::: Supplied records

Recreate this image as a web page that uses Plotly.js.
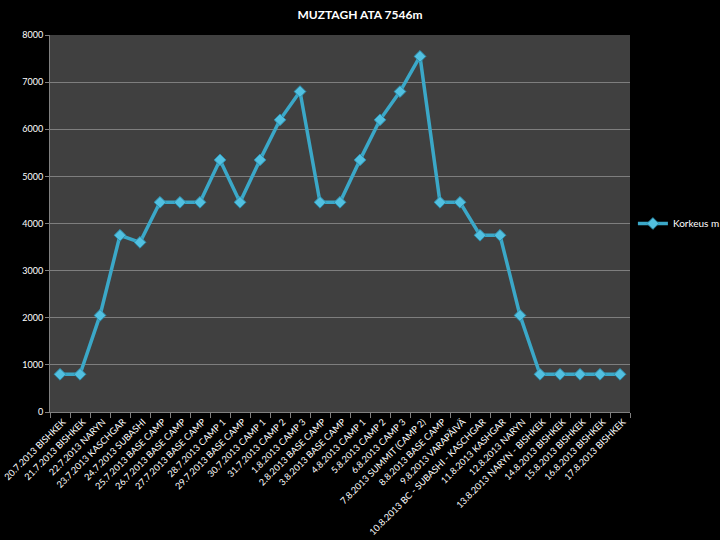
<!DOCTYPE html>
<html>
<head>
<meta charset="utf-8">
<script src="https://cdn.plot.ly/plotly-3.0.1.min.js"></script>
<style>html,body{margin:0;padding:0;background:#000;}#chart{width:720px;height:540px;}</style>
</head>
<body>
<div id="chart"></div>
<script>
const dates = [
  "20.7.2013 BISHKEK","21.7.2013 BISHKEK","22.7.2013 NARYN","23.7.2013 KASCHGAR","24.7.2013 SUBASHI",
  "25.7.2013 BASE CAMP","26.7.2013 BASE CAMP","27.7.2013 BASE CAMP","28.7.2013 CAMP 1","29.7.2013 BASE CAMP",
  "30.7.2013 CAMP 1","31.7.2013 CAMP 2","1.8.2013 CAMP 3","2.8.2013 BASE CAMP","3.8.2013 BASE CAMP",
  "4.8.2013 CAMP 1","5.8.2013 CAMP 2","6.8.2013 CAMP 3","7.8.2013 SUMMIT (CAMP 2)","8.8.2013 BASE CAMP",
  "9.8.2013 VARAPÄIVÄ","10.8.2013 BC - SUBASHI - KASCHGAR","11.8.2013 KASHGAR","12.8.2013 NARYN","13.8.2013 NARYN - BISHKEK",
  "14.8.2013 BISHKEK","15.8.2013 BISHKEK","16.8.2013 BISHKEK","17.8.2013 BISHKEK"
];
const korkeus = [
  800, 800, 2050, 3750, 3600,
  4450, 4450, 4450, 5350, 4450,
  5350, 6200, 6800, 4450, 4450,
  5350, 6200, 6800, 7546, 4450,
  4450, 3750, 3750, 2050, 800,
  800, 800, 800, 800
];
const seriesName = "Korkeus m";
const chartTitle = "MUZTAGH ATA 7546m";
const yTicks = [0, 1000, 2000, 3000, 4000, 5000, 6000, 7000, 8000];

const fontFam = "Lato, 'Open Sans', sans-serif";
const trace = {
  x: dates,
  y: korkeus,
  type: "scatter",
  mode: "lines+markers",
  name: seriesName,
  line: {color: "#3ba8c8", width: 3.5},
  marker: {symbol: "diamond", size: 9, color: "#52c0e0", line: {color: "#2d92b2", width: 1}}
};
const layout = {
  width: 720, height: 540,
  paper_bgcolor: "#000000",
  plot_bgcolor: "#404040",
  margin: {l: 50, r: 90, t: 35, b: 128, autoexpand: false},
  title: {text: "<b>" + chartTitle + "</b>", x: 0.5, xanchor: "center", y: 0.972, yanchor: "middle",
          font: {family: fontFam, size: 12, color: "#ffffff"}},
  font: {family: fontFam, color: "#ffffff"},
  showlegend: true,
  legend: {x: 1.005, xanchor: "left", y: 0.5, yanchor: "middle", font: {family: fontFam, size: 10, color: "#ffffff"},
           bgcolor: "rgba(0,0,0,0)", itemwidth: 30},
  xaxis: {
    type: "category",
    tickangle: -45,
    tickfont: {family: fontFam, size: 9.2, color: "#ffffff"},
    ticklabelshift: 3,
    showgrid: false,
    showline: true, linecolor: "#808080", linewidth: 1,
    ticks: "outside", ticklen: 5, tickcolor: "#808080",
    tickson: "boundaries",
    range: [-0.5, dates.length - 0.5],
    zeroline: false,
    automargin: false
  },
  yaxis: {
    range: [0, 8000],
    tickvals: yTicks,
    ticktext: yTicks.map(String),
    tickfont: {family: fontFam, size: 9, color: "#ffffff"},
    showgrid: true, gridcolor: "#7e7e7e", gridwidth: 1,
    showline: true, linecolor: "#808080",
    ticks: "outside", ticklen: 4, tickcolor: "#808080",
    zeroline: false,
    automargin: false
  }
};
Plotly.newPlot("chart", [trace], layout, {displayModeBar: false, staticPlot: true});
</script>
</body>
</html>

::::::
::: Supplied records

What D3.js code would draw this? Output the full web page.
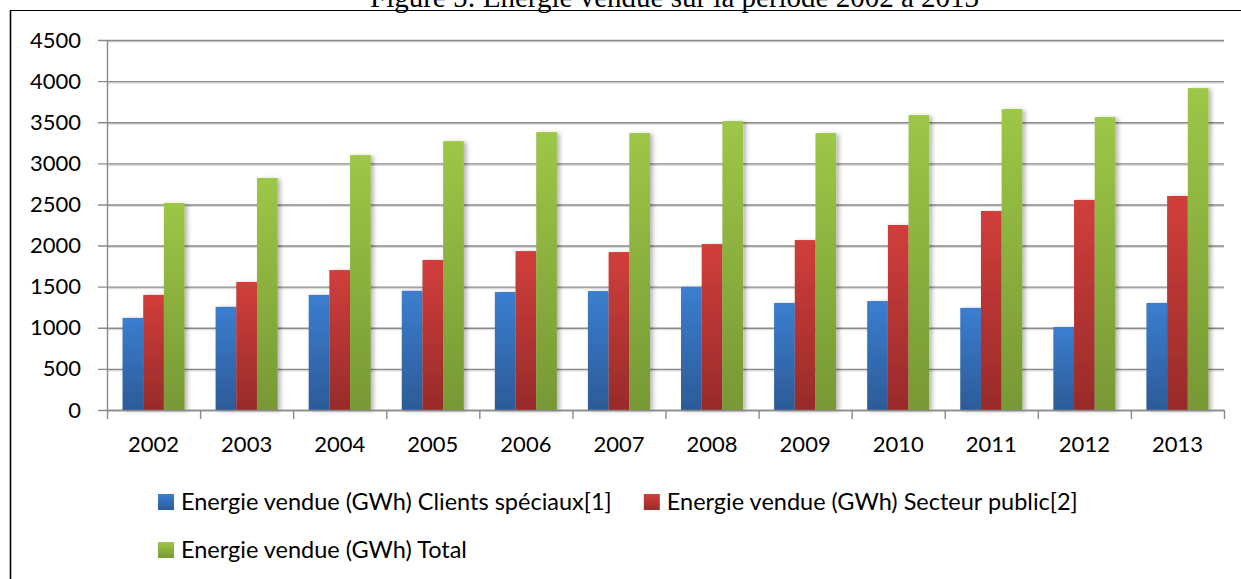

::::::
::: Supplied records

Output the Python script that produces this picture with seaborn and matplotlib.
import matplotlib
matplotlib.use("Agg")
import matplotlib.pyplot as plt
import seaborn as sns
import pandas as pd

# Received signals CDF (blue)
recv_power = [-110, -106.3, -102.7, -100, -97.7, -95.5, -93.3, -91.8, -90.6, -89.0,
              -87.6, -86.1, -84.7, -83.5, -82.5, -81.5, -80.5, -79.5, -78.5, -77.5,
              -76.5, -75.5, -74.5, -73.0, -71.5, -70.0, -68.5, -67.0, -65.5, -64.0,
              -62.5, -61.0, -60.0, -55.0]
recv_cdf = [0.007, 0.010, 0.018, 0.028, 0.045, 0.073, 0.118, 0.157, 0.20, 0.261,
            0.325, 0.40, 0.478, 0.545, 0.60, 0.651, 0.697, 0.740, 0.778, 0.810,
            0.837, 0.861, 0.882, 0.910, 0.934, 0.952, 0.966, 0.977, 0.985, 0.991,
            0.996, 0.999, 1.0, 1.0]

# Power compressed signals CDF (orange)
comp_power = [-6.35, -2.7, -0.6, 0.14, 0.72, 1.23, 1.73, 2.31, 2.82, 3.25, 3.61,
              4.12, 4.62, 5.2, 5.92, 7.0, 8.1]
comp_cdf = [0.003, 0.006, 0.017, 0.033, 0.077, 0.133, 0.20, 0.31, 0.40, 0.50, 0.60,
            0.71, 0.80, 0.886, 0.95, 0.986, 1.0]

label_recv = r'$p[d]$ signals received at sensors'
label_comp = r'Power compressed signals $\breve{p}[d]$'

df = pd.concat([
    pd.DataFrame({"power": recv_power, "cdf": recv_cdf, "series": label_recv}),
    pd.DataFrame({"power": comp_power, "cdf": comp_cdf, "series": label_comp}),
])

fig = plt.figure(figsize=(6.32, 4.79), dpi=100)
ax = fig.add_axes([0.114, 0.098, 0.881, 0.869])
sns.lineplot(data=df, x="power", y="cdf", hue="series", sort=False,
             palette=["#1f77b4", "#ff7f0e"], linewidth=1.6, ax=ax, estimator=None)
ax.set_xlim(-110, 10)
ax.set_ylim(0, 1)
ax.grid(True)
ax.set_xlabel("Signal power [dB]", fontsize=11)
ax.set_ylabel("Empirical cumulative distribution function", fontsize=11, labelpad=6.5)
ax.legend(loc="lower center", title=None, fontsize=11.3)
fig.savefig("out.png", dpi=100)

::::::

**Challenge**
Look back at the entries above. Retype the line with "Output the Python", the line with "0.71, 0.80, 0.886, 0.95, 0.986, 1.0]", and all lines in between.

**Worked answer**
Output the Python script that produces this picture with seaborn and matplotlib.
import matplotlib
matplotlib.use("Agg")
import matplotlib.pyplot as plt
import seaborn as sns
import pandas as pd

# Received signals CDF (blue)
recv_power = [-110, -106.3, -102.7, -100, -97.7, -95.5, -93.3, -91.8, -90.6, -89.0,
              -87.6, -86.1, -84.7, -83.5, -82.5, -81.5, -80.5, -79.5, -78.5, -77.5,
              -76.5, -75.5, -74.5, -73.0, -71.5, -70.0, -68.5, -67.0, -65.5, -64.0,
              -62.5, -61.0, -60.0, -55.0]
recv_cdf = [0.007, 0.010, 0.018, 0.028, 0.045, 0.073, 0.118, 0.157, 0.20, 0.261,
            0.325, 0.40, 0.478, 0.545, 0.60, 0.651, 0.697, 0.740, 0.778, 0.810,
            0.837, 0.861, 0.882, 0.910, 0.934, 0.952, 0.966, 0.977, 0.985, 0.991,
            0.996, 0.999, 1.0, 1.0]

# Power compressed signals CDF (orange)
comp_power = [-6.35, -2.7, -0.6, 0.14, 0.72, 1.23, 1.73, 2.31, 2.82, 3.25, 3.61,
              4.12, 4.62, 5.2, 5.92, 7.0, 8.1]
comp_cdf = [0.003, 0.006, 0.017, 0.033, 0.077, 0.133, 0.20, 0.31, 0.40, 0.50, 0.60,
            0.71, 0.80, 0.886, 0.95, 0.986, 1.0]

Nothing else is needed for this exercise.